Writing a blog increases your knowledge about things you didn't realise you needed to know. Take this week for example. It's been a bit mixed, as I shall describe in a moment, hence why its title is curate's egg; we all know the line that follows someone's description of a thing being like the curate's egg is 'good in parts'. What I didn't know, however, until I wikied, was that the term derives from a Punch cartoon from 18 hundred-and-a-long-time-ago, the purpose of which was to to suggest that some things simply can't be partly good or partly bad, a bit like you can't be partly pregnant, and thereby expose the obsequiousness of the eponymous curate. So if my interpretation is right, when we describe something as a curate's egg we're misusing the term; it's not good in parts, it's unequivocally bad. Which wasn't my week at all, which begs the question as to whether my title of this nonsense is right. But it's there now, so away we go...
Good things first. Offspring #2 got straight As in his As, meaning he gets to go to Exeter Uni to do History & Philosophy, his first choice of place and subject. Phew. He worked very hard and deserves his success.
Second, the boy and I celebrated by a weekend of walking in the Shropshire hills, along Wenlock Edge and up and over the Long Mynd. This is becoming an annual trip for the two of us; we park in Church Stretton and walk a 30 mile circuit, staying somewhere near Craven Arms overnight. We walked clockwise rather than anti-clockwise this year by way of a change, which meant Saturday was the shorter leg, walked in warm weather. We had half an hour or so of rain on Sunday, but it didn't dampen our spirits - we had a great couple of days. Well I did anyway, you can't always tell with 18 year old boys can you? We drank beer, ate fish 'n' chips and ice cream, and watched Match of the Day though, so surely it can't have been all bad?

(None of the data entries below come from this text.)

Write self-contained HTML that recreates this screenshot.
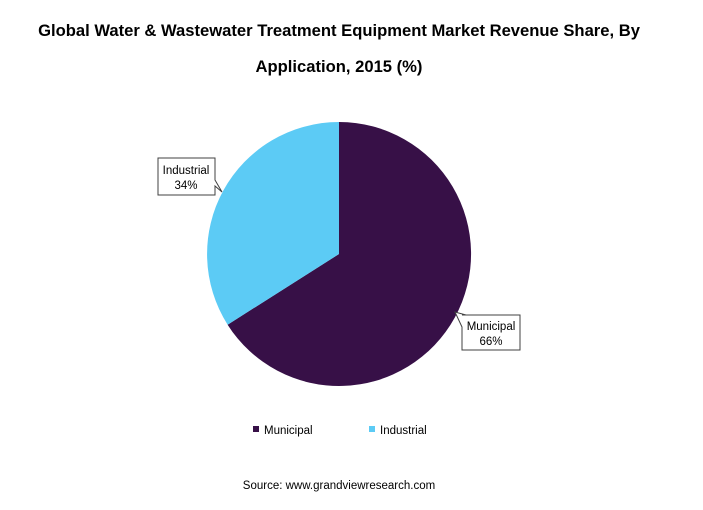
<!DOCTYPE html>
<html><head><style>
body{margin:0;background:#fff;}
svg text{font-family:"Liberation Sans",Calibri,sans-serif;}
</style></head><body>
<svg width="703" height="505" viewBox="0 0 703 505" xmlns="http://www.w3.org/2000/svg">
<rect width="703" height="505" fill="#fff"/>
<text x="339" y="36" text-anchor="middle" font-size="16.6" font-weight="bold" fill="#000">Global Water &amp; Wastewater Treatment Equipment Market Revenue Share, By</text>
<text x="339" y="72" text-anchor="middle" font-size="16.6" font-weight="bold" fill="#000">Application, 2015 (%)</text>
<path d="M339,254 L339,122 A132,132 0 1,1 227.6,324.7 Z" fill="#371047"/>
<path d="M339,254 L227.6,324.7 A132,132 0 0,1 339,122 Z" fill="#5ccbf5"/>
<path d="M158,158 H215 V180 L222,192 L215,186 V195 H158 Z" fill="#fff" stroke="#404040" stroke-width="1"/>
<text x="186" y="174" text-anchor="middle" font-size="11.5" fill="#000">Industrial</text>
<text x="186" y="189" text-anchor="middle" font-size="11.5" fill="#000">34%</text>
<path d="M462,315 H520 V350 H462 V327 L455,312 L466,315 Z" fill="#fff" stroke="#404040" stroke-width="1"/>
<text x="491" y="330" text-anchor="middle" font-size="11.5" fill="#000">Municipal</text>
<text x="491" y="345" text-anchor="middle" font-size="11.5" fill="#000">66%</text>
<rect x="253" y="426" width="6" height="6" fill="#371047"/>
<text x="264" y="434" font-size="11.5" fill="#000">Municipal</text>
<rect x="369" y="426" width="6" height="6" fill="#5ccbf5"/>
<text x="380" y="434" font-size="11.5" fill="#000">Industrial</text>
<text x="339" y="489" text-anchor="middle" font-size="11.5" fill="#000">Source: www.grandviewresearch.com</text>
</svg>
</body></html>
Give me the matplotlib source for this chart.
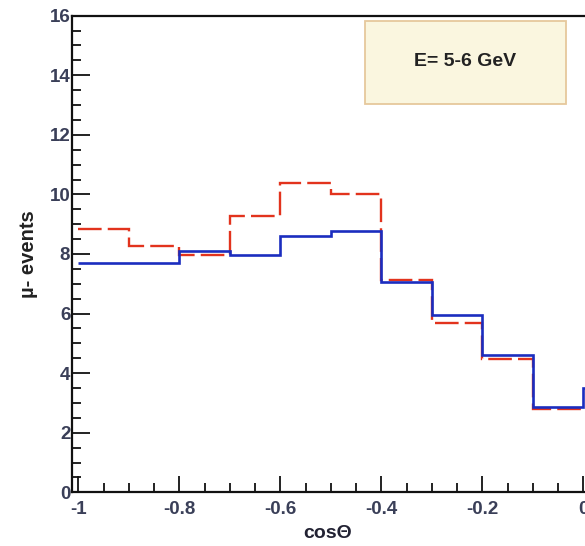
import numpy as np
import matplotlib
matplotlib.use("Agg")
import matplotlib.pyplot as plt
from matplotlib.ticker import MultipleLocator, FixedLocator

# ---- data ----
blue_edges = [-1.0, -0.9, -0.8, -0.7, -0.6, -0.5, -0.4, -0.3, -0.2, -0.1, 0.0, 0.1]
blue_vals = [7.70, 7.70, 8.09, 7.95, 8.60, 8.77, 7.05, 5.96, 4.61, 2.87, 3.5]
red_edges = [-1.0, -0.9, -0.8, -0.7, -0.6, -0.5, -0.4, -0.3, -0.2, -0.1, 0.0]
red_vals = [8.85, 8.28, 7.95, 9.27, 10.39, 10.02, 7.12, 5.70, 4.48, 2.79]
x_ticks = [-1, -0.8, -0.6, -0.4, -0.2, 0]
x_tick_labels = ["-1", "-0.8", "-0.6", "-0.4", "-0.2", "0"]
y_ticks = [0, 2, 4, 6, 8, 10, 12, 14, 16]
label_text = "E= 5-6 GeV"

plt.rcParams['font.family'] = ['Liberation Sans', 'DejaVu Sans']

W, H = 585, 546
fig = plt.figure(figsize=(W / 100, H / 100), dpi=100)

x_lo, x_hi = -1.013, 0.1
px_per_unit = 505.0
left_px, bottom_px, top_px = 71.7, 492.3, 15.7
width_px = (x_hi - x_lo) * px_per_unit
ax = fig.add_axes([left_px / W, (H - bottom_px) / H, width_px / W, (bottom_px - top_px) / H])

ax.stairs(red_vals, red_edges, baseline=None, color='#e2331d', lw=1.7,
          linestyle=(0, (10, 2.6)))
ax.stairs(blue_vals, blue_edges, baseline=None, color='#1b2dbf', lw=1.9)

ax.set_xlim(x_lo, x_hi)
ax.set_ylim(0, 16)

ax.xaxis.set_major_locator(FixedLocator(x_ticks))
ax.set_xticklabels(x_tick_labels)
ax.xaxis.set_minor_locator(MultipleLocator(0.05))
ax.yaxis.set_major_locator(FixedLocator(y_ticks))
ax.yaxis.set_minor_locator(MultipleLocator(0.5))

for s in ax.spines.values():
    s.set_linewidth(1.6)
    s.set_color('#111111')
ax.spines['right'].set_visible(False)

ax.tick_params(axis='both', which='both', direction='in', color='#111111', width=1.3)
ax.tick_params(axis='x', which='major', length=11.5, pad=6)
ax.tick_params(axis='x', which='minor', length=6.5)
ax.tick_params(axis='y', which='major', length=13, pad=1)
ax.tick_params(axis='y', which='minor', length=6.5)
ax.tick_params(axis='both', which='major', labelsize=13.5, labelcolor='#3a3f58')
for lab in ax.get_xticklabels() + ax.get_yticklabels():
    lab.set_fontweight('bold')

ax.set_ylabel("µ- events", fontsize=14.5, fontweight='bold', color='#222222')
ax.yaxis.set_label_coords((28 - left_px) / width_px * width_px / (bottom_px - top_px) * 0 + (28 - left_px) / width_px, 0.5)
ax.set_xlabel("cosΘ", fontsize=14, fontweight='bold', color='#222233')
ax.xaxis.set_label_coords((328 - left_px) / width_px, -(534 - bottom_px) / (bottom_px - top_px))
ax.xaxis.label.set_va('center')
ax.yaxis.label.set_va('center')

# label box
bx0, by0, bx1, by1 = 365, 21, 566, 104
fig.patches.append(plt.Rectangle((bx0 / W, 1 - by1 / H), (bx1 - bx0) / W, (by1 - by0) / H,
                                 transform=fig.transFigure, facecolor='#faf6df',
                                 edgecolor='#e6c89c', lw=1.3, zorder=5))
fig.text((bx0 + bx1) / 2 / W, 1 - 61 / H, label_text, ha='center', va='center',
         fontsize=14, fontweight='bold', color='#222222', zorder=6)

fig.savefig("out.png", dpi=100)
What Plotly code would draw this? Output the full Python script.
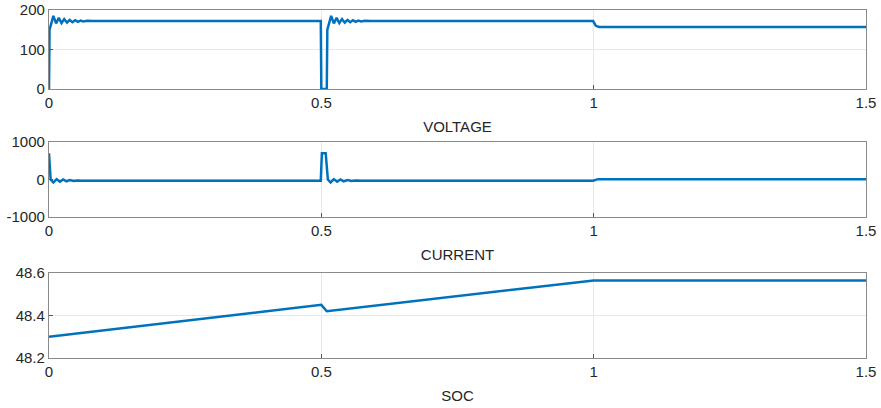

And then to complete the hattrick of son-related good things, he worked like a demon in our garden on Monday, clearing a massive, unkempt border. What a star.
Other good things have included HMRC cancelling a fine for late submission of a tax return (which wasn't justified in the first place, but that's not the point is it?), finding out just how close Brad and Cav will come to my house on the Tour of Britain (very), and the Vuelta being covered on poor person's telly (mine).
However, all that has been tinged with a bit of worry and sadness, nearly all of it involving the older generation. Howie Johnson wasn't that, but there's still something shocking about the premature death of someone you've known, even only slightly. Mendip Rouleur has blogged about his mum's circumstances. My mother's digestive problems don't compare to those, though we are waiting to establish the results both of her invasive medical tests, and the seriousness of my mother-in-law's liver problem. The next couple of weeks should tell us. Those are the worries.
The sadness concerns my stepmother, who, I learned, seems to be conducting a campaign among her and my father's friends to badmouth the conduct of my sister and I since our father's death couple of years ago. Ho hum. All the earlier things put that kind of pointless, destructive behaviour into context. I haven't the slightest intention of responding to it, and I'm not quite sure what she hopes to achieve. Learn and move on.
I can't end on that note though. The sun is shining, cycling is on tv as I write this, and a Bank Holiday weekend is imminent. The silver linings are re-asserting themselves.